So, as I revealed in the bio, love this movie. Well, to be honest, love the first 40-50 minutes of this movie. The sci-fi bits at the end leave me cold. But I do so adore Brad and Janet's descent down the rabbit hole to a world that is totally unfamiliar (the only way the "alien" trope is meaningful for me), and their response is not to "other" (see my piece on Lovecraft for a definition) or colonize that world, but embrace it completely.

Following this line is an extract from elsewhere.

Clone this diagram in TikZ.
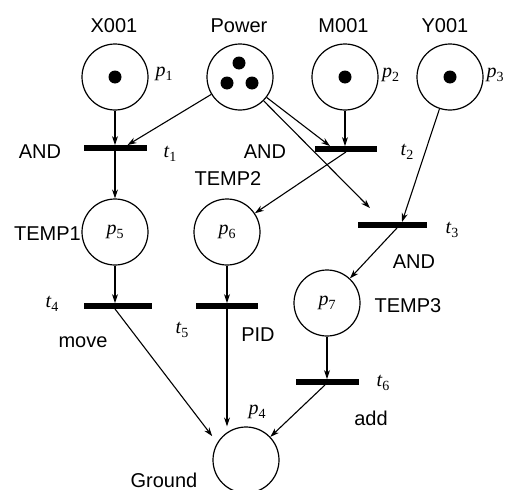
\documentclass[tikz,border=0pt]{standalone}
\usepackage{fontspec}
\setmainfont{Liberation Sans}
\newfontfamily\tms{Liberation Serif}
\newcommand{\pl}[2]{{\tms\itshape #1\raisebox{-0.22em}{\upshape\fontsize{14}{16}\selectfont #2}}}
\usetikzlibrary{arrows.meta}
\begin{document}
\begin{tikzpicture}[x=1pt,y=-1pt,
  place/.style={circle,draw,line width=1.2pt,minimum size=66pt,inner sep=0pt},
  trans/.style={fill=black,inner sep=0pt,minimum height=5.5pt},
  arr/.style={line width=1.1pt,-{Stealth[length=9pt,width=6pt]}},
  lbl/.style={inner sep=0pt,anchor=base},
  tok/.style={circle,fill=black,inner sep=0pt,minimum size=13pt},
  every node/.style={font=\fontsize{20}{24}\selectfont}]
\useasboundingbox (0,0) rectangle (512,490);
% places
\node[place] (p1) at (115,77) {};
\node[tok] (k1) at (p1) {};
\node[place] (pw) at (240,77) {};
\node[tok] (k2a) at (239,63) {};
\node[tok] (k2b) at (227,83) {};
\node[tok] (k2c) at (252,83) {};
\node[place] (p2) at (345,77) {};
\node[tok] (k3) at (p2) {};
\node[place] (p3) at (450,77) {};
\node[tok] (k4) at (p3) {};
\node[place] (p5) at (115,232) {\pl{p}{5}};
\node[place] (p6) at (227,232) {\pl{p}{6}};
\node[place] (p7) at (327,303) {\pl{p}{7}};
\node[place] (p4) at (246,460) {};
% transitions
\node[trans,minimum width=63pt] (t1) at (115.5,148) {};
\node[trans,minimum width=62pt] (t2) at (346,149) {};
\node[trans,minimum width=69pt] (t3) at (392.5,225) {};
\node[trans,minimum width=68pt] (t4) at (118,306) {};
\node[trans,minimum width=62pt] (t5) at (227,306) {};
\node[trans,minimum width=63pt] (t6) at (327.5,382) {};
% labels
\node[lbl] (lx) at (114,32) {X001};
\node[lbl] (lpw) at (239,32) {Power};
\node[lbl] (lm) at (343.5,32) {M001};
\node[lbl] (ly) at (445,32) {Y001};
\node[lbl] (lp1) at (164,76) {\pl{p}{1}};
\node[lbl] (lp2) at (390.5,77) {\pl{p}{2}};
\node[lbl] (lp3) at (495,77) {\pl{p}{3}};
\node[lbl] (lp4) at (257,414) {\pl{p}{4}};
\node[lbl] (lt1) at (170,157) {\pl{t}{1}};
\node[lbl] (lt2) at (407,155) {\pl{t}{2}};
\node[lbl] (lt3) at (452,233) {\pl{t}{3}};
\node[lbl] (lt4) at (52,307) {\pl{t}{4}};
\node[lbl] (lt5) at (182,333) {\pl{t}{5}};
\node[lbl] (lt6) at (383,386) {\pl{t}{6}};
\node[lbl] (and1) at (40,158) {AND};
\node[lbl] (and2) at (265,158) {AND};
\node[lbl] (temp2) at (228,185) {TEMP2};
\node[lbl,anchor=base east] (temp1) at (81,240) {TEMP1};
\node[lbl] (temp3) at (408,312) {TEMP3};
\node[lbl] (and3) at (414,268) {AND};
\node[lbl] (move) at (83,347) {move};
\node[lbl] (pid) at (258,341) {PID};
\node[lbl] (add) at (371,425) {add};
\node[lbl] (ground) at (164,487) {Ground};
% arcs
\draw[arr] (p1) -- (p1 |- t1.north);
\draw[arr] (pw) -- ([xshift=12pt]t1.north);
\draw[arr] (pw) -- ([xshift=-16pt]t2.north);
\draw[arr] (pw) -- ([xshift=-22.5pt,yshift=14pt]t3.north);
\draw[arr] (p2) -- (p2 |- t2.north);
\draw[arr] (p3) -- ([xshift=9.5pt]t3.north);
\draw[arr] (t1.south -| p5) -- (p5);
\draw[arr] (t2.south) -- (p6);
\draw[arr] ([xshift=4.5pt]t3.south) -- (p7);
\draw[arr] (p5) -- (p5 |- t4.north);
\draw[arr] (p6) -- (p6 |- t5.north);
\draw[arr] (p7) -- (p7 |- t6.north);
\draw[arr] ([xshift=-3pt]t4.south) -- ([xshift=-10pt]p4.north west);
\draw[arr] (t5.south) -- (t5.south |- p4.north);
\draw[arr] ([xshift=-2.5pt]t6.south) -- (p4);
\end{tikzpicture}
\end{document}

Don't get me wrong--this is not a "great" movie. But should it be seen? Absolutely. Its campy send-up of the alternate sexualities that were, at long last, becoming legible in the 70s is for me, exhilarating to watch. It's a sort of queering of The Wizard of Oz. The staid minister and acolytes officiating the straight-laced wedding at the beginning show up in the alternate universe of Frank's castle to strip (literally!) Brad and Janet of their heteronormativity. The night in the castle is comprised of perverse versions of a wedding (the awesome "Time Warp" party), a birth, and a honeymoon.
I also love how the criminologist attempts to make Brad and Janet's odyssey fit into neat little boxes--the maps and diagrams and statements (very Foucault) that are wildly and hilariously contrasted with the delightful and sensual experience itself. The movie manages to tread the line between suggesting that a "crime" has been committed, and demolishing the worldview that would label the sexual shenanigans the film documents as such.
I was struck during this viewing at the importance of film and performance to the story. Nat, do you think the movie is arguing that movies provide a subversive space to explore these sorts of alternative lifestyles? Also, for those of you wondering, still have a mad crush on Riff-Raff.